Request: Leave the pictures out and retype the lines from the beginning through the line with "import * as d3 from 'd3';", both ends included.
++++++++++
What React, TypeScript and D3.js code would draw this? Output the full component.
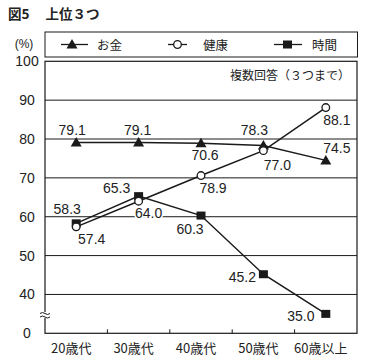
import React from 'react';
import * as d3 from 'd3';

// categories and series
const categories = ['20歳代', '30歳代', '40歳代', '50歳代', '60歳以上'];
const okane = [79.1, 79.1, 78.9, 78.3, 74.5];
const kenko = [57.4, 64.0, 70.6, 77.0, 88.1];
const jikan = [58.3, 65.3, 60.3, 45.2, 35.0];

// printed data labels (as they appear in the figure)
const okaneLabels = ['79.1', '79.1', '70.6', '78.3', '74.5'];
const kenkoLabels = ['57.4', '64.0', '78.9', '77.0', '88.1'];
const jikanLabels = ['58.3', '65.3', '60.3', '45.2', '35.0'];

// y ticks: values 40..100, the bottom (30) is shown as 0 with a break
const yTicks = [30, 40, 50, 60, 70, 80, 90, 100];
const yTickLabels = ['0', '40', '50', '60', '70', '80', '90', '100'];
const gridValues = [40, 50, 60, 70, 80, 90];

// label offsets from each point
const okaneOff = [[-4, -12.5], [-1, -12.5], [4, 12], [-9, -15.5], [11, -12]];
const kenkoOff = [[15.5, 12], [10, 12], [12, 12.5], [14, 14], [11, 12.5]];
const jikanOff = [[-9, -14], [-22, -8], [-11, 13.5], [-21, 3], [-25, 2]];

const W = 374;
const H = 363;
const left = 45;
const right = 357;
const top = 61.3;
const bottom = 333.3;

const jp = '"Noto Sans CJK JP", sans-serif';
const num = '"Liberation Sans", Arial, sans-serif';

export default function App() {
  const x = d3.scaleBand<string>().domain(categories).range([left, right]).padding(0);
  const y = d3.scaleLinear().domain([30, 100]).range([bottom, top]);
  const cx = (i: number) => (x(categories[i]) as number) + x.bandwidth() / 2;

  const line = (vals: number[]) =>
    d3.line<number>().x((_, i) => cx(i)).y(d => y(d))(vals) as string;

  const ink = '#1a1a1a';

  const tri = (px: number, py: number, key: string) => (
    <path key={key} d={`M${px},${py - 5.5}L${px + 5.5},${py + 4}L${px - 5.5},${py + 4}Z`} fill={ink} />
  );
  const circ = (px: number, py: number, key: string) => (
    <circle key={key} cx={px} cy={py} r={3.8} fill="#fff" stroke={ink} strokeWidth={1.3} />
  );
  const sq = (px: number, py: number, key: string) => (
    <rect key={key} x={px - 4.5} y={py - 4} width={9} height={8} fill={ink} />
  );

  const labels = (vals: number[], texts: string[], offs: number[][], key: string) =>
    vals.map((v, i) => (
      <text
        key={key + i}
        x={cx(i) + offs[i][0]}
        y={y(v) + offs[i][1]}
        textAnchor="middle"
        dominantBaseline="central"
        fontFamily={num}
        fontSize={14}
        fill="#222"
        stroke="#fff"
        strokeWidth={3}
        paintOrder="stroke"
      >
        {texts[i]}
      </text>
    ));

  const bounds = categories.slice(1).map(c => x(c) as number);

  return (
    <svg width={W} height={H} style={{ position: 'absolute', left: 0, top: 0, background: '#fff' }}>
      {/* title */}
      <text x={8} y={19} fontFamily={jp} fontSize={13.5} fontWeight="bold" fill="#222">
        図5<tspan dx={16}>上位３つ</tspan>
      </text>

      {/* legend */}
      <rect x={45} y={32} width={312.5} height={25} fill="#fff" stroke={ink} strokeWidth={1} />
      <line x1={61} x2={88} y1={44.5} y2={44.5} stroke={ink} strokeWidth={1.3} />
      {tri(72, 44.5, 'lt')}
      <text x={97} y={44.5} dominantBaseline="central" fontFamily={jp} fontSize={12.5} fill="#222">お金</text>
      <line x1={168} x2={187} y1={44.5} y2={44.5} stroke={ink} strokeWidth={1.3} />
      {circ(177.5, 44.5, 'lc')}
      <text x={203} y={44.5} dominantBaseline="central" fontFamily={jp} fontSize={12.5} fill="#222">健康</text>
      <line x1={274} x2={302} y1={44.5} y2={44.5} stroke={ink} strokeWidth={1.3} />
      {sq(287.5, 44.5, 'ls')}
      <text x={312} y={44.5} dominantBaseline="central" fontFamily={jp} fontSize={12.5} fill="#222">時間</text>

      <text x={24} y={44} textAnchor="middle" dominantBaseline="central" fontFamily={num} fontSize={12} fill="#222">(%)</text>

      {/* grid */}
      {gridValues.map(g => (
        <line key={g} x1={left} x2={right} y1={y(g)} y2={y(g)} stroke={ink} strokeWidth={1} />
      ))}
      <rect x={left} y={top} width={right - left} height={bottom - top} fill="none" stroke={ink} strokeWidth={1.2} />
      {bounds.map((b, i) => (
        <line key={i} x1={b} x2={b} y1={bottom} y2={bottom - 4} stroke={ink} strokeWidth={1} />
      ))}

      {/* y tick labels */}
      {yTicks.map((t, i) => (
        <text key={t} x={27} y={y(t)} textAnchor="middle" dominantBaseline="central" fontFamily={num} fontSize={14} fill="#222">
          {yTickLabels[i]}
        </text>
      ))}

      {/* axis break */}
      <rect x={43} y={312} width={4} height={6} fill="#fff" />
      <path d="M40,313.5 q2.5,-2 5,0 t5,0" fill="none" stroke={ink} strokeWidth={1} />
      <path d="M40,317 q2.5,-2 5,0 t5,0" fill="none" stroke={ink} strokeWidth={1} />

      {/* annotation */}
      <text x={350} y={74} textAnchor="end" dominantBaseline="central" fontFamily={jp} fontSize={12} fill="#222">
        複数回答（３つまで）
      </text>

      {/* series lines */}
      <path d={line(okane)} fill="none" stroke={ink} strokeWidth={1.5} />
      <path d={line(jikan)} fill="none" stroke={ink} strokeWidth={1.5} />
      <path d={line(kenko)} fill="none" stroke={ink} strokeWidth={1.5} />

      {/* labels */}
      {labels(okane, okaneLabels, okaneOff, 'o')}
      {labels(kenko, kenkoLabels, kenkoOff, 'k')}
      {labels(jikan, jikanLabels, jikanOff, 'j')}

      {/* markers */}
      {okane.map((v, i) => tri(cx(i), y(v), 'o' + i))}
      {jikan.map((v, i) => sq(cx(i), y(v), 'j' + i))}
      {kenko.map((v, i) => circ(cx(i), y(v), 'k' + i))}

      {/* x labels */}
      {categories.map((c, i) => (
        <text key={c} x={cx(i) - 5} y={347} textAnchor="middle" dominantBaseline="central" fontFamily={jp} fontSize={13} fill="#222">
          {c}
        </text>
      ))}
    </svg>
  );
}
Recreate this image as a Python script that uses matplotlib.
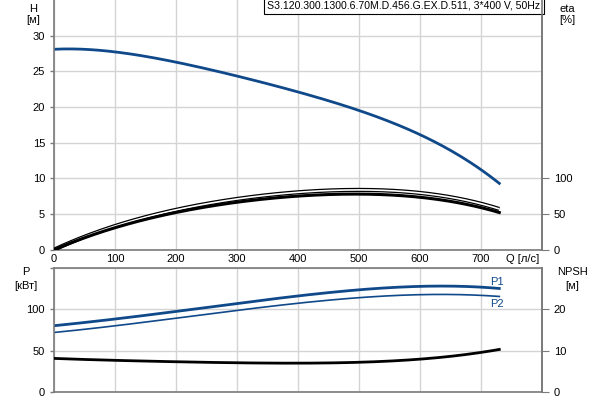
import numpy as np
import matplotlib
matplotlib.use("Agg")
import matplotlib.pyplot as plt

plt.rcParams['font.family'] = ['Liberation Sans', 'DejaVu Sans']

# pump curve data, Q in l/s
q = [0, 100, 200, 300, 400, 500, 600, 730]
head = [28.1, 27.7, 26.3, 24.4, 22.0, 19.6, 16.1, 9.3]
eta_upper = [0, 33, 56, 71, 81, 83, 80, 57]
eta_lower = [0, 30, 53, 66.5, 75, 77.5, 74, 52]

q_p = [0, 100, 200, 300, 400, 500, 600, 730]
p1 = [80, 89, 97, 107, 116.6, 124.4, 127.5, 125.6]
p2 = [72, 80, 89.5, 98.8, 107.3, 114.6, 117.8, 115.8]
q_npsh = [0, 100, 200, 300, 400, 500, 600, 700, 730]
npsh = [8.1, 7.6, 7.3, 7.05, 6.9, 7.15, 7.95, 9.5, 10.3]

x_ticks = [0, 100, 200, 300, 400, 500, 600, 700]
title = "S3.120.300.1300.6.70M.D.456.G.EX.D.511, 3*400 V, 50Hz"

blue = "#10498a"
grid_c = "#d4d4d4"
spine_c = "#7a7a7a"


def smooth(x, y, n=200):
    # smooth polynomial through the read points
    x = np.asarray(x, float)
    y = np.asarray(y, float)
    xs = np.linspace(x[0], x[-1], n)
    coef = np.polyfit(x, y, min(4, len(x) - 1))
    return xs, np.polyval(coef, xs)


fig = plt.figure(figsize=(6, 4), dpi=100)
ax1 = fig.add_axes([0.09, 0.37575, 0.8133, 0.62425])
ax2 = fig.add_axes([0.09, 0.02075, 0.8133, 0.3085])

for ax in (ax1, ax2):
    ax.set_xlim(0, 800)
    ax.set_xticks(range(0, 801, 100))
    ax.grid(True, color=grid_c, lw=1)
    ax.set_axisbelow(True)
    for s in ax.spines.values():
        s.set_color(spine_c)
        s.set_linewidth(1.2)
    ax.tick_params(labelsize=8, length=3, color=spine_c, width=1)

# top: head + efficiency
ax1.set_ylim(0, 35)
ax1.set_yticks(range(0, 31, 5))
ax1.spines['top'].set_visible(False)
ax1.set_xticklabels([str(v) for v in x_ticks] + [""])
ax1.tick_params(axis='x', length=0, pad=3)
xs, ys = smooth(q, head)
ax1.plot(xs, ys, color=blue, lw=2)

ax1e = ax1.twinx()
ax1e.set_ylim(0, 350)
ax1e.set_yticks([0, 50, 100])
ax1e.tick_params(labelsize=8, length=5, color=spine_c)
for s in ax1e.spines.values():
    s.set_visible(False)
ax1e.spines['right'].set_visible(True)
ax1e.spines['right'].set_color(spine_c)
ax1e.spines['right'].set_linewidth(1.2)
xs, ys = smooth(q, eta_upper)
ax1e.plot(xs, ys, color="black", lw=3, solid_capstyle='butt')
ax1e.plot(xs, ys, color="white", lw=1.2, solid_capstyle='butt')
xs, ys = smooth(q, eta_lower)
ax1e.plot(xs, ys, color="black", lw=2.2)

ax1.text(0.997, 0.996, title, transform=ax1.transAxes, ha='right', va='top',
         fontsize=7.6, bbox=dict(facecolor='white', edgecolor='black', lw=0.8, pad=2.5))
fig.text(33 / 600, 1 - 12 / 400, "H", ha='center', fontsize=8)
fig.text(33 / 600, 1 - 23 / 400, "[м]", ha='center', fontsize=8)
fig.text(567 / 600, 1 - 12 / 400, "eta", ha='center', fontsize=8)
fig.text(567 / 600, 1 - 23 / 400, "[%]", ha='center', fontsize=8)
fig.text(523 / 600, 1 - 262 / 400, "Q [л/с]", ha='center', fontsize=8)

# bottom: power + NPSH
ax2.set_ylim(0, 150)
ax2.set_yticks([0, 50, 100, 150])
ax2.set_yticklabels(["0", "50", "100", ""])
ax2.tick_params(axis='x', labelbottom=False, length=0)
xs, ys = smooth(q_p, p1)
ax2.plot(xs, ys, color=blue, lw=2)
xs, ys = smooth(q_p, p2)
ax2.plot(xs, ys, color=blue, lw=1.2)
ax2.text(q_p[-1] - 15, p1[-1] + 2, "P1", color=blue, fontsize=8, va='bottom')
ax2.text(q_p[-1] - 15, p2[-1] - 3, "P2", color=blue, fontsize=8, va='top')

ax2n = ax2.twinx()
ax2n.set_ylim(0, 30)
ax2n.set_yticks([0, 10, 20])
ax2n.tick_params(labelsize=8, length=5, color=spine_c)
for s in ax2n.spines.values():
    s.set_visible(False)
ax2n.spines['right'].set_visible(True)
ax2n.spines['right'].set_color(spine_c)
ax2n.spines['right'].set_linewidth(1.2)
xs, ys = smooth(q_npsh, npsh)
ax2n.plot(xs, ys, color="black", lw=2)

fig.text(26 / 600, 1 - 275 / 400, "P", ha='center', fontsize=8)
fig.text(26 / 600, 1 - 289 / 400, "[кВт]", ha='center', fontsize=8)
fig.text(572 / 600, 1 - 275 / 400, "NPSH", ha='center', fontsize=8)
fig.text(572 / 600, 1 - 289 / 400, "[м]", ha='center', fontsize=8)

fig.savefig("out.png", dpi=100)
++++++++++
Answer to the exercise:
What React, TypeScript and D3.js code would draw this? Output the full component.
import React from 'react';
import * as d3 from 'd3';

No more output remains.